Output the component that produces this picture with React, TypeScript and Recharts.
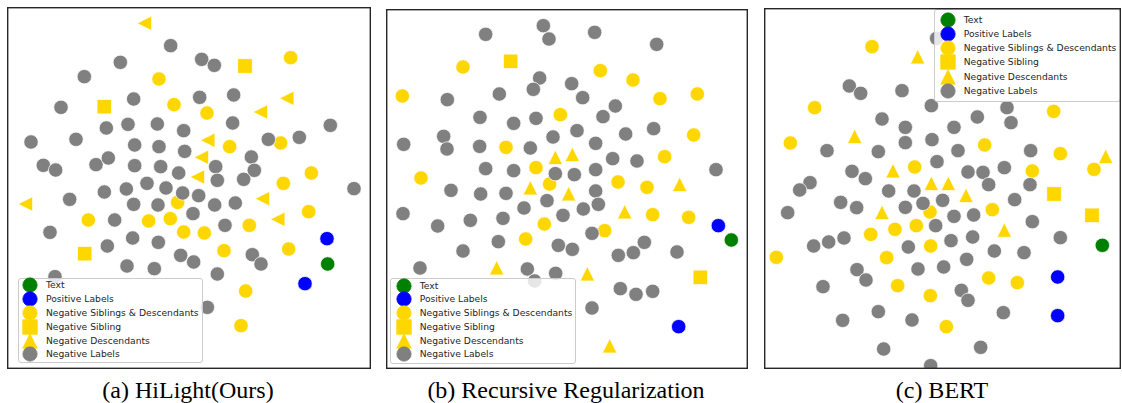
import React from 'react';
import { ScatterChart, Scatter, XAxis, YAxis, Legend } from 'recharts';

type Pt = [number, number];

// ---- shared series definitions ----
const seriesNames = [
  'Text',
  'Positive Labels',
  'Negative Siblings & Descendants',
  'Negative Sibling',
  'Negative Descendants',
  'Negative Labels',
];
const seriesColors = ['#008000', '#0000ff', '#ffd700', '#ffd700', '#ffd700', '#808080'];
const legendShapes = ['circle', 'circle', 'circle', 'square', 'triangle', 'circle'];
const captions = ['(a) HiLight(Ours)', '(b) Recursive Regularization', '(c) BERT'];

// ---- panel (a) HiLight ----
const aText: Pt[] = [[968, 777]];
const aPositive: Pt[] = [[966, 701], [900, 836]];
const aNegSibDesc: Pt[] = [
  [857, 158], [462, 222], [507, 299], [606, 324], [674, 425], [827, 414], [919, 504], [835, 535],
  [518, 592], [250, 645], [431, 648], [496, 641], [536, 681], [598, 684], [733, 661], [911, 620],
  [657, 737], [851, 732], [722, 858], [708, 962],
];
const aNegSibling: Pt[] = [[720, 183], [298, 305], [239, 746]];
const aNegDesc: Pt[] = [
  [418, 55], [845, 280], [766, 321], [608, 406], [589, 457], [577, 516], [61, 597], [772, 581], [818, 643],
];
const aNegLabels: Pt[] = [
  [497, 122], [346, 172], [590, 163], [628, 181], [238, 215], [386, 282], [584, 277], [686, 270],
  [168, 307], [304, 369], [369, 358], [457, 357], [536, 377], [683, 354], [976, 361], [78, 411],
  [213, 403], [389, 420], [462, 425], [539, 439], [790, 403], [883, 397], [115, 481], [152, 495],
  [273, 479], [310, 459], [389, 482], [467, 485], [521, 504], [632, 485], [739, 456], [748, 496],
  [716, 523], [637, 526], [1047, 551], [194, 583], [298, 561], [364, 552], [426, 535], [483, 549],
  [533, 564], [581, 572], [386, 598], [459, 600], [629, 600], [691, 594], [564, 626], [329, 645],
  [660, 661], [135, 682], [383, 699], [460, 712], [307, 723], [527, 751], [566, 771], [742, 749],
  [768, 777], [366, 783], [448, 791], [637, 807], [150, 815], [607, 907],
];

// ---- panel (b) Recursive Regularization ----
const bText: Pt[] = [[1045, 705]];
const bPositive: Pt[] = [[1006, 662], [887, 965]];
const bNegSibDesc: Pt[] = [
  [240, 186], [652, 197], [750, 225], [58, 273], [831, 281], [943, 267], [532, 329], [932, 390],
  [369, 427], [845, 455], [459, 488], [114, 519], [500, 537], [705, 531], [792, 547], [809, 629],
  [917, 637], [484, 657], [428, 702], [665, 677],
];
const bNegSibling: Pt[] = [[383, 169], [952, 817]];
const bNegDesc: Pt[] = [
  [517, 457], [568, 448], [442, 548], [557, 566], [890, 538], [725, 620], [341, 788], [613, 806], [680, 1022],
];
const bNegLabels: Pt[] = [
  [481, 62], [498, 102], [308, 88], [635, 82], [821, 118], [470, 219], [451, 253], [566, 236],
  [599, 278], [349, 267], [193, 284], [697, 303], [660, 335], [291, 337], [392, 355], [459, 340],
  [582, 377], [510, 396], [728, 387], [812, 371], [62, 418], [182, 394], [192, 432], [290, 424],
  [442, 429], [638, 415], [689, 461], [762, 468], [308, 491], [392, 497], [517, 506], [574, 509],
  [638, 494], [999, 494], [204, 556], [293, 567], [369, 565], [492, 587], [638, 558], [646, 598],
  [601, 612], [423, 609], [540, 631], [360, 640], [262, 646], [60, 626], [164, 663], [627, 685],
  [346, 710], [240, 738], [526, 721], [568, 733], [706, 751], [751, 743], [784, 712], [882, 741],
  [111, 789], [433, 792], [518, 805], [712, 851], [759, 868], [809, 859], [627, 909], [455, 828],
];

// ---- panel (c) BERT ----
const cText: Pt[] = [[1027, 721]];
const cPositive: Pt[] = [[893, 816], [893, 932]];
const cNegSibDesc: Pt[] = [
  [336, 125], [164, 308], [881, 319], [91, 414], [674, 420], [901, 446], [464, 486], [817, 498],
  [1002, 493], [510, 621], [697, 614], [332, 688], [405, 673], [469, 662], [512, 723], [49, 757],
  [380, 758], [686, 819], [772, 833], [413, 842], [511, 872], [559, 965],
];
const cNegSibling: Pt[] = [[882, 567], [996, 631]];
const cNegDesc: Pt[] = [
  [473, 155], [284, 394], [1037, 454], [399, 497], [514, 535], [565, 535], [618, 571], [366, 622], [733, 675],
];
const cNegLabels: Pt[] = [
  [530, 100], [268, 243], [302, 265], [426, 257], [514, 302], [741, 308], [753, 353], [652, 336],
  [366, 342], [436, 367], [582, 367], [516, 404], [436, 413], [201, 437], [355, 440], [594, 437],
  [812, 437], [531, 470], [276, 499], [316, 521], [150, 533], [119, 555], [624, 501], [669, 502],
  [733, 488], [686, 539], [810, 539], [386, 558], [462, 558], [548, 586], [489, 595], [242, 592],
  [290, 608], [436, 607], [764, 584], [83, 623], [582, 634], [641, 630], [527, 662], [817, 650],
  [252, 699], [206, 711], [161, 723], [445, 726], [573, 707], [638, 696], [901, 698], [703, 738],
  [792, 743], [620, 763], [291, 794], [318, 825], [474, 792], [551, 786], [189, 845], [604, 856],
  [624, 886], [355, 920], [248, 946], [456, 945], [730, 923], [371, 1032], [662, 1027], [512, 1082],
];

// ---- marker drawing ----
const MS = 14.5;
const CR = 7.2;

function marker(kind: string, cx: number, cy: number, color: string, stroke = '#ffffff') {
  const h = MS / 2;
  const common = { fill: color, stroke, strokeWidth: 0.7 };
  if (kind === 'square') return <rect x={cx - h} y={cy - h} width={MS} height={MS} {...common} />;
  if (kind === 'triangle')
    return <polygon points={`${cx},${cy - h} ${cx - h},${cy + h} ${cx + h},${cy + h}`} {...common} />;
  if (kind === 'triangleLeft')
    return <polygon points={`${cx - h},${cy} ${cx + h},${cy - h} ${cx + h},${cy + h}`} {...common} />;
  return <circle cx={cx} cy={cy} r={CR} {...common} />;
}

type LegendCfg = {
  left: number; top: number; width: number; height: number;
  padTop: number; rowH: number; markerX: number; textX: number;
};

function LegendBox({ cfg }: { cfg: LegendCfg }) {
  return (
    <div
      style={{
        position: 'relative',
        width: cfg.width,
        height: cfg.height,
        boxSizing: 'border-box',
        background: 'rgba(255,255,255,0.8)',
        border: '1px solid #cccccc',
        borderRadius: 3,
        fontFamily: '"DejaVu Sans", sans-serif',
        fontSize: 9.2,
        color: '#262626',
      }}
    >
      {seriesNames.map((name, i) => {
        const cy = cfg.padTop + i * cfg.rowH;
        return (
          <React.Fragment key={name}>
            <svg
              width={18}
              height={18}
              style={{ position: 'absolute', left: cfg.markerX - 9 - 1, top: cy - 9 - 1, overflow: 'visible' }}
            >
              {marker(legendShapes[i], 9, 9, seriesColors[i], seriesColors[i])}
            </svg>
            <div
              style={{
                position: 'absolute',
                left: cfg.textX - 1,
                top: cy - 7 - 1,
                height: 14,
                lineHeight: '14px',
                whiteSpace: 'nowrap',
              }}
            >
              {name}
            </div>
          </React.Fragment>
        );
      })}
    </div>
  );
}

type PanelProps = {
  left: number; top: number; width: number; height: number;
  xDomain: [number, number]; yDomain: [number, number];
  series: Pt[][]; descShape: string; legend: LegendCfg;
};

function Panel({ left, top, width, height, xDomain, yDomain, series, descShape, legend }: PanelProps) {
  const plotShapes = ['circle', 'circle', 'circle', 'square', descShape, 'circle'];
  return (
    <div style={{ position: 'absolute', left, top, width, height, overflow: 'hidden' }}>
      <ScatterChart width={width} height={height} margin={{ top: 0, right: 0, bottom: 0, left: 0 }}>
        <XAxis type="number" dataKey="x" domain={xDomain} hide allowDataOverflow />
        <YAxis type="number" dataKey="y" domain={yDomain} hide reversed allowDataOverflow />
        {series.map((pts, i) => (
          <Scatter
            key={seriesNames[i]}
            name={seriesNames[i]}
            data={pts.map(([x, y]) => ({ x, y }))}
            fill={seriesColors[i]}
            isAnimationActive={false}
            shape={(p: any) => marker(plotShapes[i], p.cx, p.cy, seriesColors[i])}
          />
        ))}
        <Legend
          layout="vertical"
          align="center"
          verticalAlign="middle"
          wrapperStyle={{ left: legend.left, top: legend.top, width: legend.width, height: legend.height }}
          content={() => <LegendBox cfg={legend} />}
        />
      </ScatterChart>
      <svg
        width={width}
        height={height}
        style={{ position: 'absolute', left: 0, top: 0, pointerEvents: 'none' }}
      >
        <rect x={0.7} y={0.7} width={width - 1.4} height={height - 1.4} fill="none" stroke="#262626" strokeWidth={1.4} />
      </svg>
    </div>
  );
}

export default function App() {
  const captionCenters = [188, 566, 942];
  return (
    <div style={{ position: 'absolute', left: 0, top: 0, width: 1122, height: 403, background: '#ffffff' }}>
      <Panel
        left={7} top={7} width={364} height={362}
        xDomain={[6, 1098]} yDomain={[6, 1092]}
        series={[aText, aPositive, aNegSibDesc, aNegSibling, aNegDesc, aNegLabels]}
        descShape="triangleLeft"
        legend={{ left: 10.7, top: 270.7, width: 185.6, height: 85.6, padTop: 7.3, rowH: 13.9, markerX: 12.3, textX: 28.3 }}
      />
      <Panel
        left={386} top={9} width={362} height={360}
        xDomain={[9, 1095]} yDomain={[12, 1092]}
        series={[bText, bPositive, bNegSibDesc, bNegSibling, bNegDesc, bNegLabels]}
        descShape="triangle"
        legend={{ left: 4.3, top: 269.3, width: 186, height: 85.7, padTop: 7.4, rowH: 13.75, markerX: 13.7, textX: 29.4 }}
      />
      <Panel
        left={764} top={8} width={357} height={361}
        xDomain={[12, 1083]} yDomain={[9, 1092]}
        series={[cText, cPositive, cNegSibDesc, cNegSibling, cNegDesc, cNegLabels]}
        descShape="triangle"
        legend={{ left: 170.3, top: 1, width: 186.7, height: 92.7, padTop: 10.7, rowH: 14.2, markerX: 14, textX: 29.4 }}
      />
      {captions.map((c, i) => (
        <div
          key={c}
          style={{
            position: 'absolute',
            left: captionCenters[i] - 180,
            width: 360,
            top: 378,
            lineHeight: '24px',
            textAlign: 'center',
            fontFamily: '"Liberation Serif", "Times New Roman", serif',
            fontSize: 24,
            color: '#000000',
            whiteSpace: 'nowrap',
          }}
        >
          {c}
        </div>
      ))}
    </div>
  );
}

**Problem details:** Give back exactly the lines from the first line of the data through the line with "type Pt = [number, number];", pictures excluded.

**Worked solution:**
Output the component that produces this picture with React, TypeScript and Recharts.
import React from 'react';
import { ScatterChart, Scatter, XAxis, YAxis, Legend } from 'recharts';

type Pt = [number, number];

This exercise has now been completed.